WHAT IS ASKED - The lines from the top of the material through the line with "plt.rcParams['font.family'] = ['DejaVu" are to be set down exactly. Leave the pictures out.
╭─ MATERIAL PROVIDED
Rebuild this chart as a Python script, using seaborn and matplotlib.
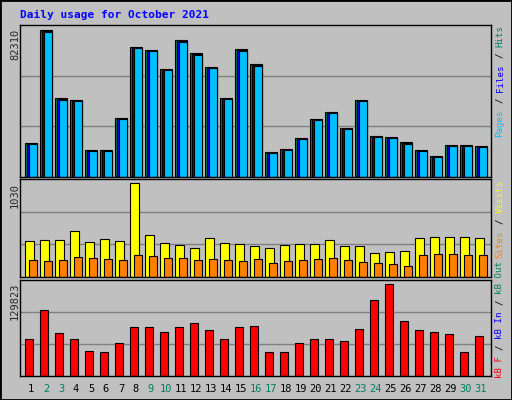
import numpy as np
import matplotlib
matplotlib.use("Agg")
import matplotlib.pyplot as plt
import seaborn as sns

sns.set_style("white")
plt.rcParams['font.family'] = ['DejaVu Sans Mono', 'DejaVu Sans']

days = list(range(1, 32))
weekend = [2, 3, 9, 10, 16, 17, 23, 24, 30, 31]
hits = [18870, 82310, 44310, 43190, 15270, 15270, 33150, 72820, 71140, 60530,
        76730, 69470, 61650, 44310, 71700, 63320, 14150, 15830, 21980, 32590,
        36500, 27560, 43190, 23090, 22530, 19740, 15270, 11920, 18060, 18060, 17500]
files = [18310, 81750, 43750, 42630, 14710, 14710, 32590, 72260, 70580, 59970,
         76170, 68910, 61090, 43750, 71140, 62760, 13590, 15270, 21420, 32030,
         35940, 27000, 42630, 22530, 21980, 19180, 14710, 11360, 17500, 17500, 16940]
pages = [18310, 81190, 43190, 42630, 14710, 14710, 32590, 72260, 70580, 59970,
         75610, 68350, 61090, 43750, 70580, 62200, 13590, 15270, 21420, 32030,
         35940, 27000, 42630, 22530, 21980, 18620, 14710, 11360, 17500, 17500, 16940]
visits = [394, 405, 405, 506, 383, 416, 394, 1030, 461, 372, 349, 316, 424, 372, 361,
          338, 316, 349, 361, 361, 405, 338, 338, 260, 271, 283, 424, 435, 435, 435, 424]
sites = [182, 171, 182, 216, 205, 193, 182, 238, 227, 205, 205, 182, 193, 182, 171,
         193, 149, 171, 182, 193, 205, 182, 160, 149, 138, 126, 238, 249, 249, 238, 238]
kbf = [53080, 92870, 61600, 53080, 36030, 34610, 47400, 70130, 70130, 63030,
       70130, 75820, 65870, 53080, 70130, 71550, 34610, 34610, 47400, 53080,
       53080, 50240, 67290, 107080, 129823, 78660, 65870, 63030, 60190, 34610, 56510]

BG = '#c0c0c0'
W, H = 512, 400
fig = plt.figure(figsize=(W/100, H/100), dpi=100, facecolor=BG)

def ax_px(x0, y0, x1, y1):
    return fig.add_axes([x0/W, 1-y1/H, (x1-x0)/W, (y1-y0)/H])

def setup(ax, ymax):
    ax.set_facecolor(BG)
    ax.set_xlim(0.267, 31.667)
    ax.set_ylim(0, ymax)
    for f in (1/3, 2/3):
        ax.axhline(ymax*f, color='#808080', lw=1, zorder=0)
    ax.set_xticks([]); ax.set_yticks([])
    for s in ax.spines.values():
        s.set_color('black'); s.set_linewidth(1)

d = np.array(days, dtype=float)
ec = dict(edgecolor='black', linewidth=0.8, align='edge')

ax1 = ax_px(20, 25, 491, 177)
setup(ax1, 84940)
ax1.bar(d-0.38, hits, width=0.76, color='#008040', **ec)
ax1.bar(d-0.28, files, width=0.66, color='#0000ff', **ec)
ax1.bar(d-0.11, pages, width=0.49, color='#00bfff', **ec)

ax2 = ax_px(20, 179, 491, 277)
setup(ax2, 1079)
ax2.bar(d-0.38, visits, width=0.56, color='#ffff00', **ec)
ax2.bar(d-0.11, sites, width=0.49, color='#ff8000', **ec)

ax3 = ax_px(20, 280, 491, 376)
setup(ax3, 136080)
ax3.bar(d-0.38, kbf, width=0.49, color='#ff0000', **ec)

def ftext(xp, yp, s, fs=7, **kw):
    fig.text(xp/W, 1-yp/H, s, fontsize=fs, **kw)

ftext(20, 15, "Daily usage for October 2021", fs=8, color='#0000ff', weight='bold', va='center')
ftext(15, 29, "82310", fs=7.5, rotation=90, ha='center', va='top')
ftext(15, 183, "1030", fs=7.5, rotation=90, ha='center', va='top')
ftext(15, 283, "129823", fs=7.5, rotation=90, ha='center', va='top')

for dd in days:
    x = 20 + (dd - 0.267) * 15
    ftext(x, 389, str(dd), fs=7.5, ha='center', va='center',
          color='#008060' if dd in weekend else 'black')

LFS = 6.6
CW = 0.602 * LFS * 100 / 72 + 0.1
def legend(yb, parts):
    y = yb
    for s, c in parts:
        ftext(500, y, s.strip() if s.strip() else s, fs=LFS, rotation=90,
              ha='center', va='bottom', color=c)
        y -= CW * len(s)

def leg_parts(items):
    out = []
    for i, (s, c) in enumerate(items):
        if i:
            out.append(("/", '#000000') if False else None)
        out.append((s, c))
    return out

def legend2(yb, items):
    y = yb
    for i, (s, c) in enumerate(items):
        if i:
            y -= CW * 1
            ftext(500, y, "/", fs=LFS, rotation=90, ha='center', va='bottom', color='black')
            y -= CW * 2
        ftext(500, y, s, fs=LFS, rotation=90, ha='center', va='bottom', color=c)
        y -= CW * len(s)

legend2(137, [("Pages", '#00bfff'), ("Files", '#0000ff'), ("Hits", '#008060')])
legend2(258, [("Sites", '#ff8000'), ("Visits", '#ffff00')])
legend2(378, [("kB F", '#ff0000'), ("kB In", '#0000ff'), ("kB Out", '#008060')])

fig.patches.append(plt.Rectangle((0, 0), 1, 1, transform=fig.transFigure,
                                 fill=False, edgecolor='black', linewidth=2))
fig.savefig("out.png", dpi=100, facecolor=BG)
╰─
FINISHED TASK -
Rebuild this chart as a Python script, using seaborn and matplotlib.
import numpy as np
import matplotlib
matplotlib.use("Agg")
import matplotlib.pyplot as plt
import seaborn as sns

sns.set_style("white")
plt.rcParams['font.family'] = ['DejaVu Sans Mono', 'DejaVu Sans']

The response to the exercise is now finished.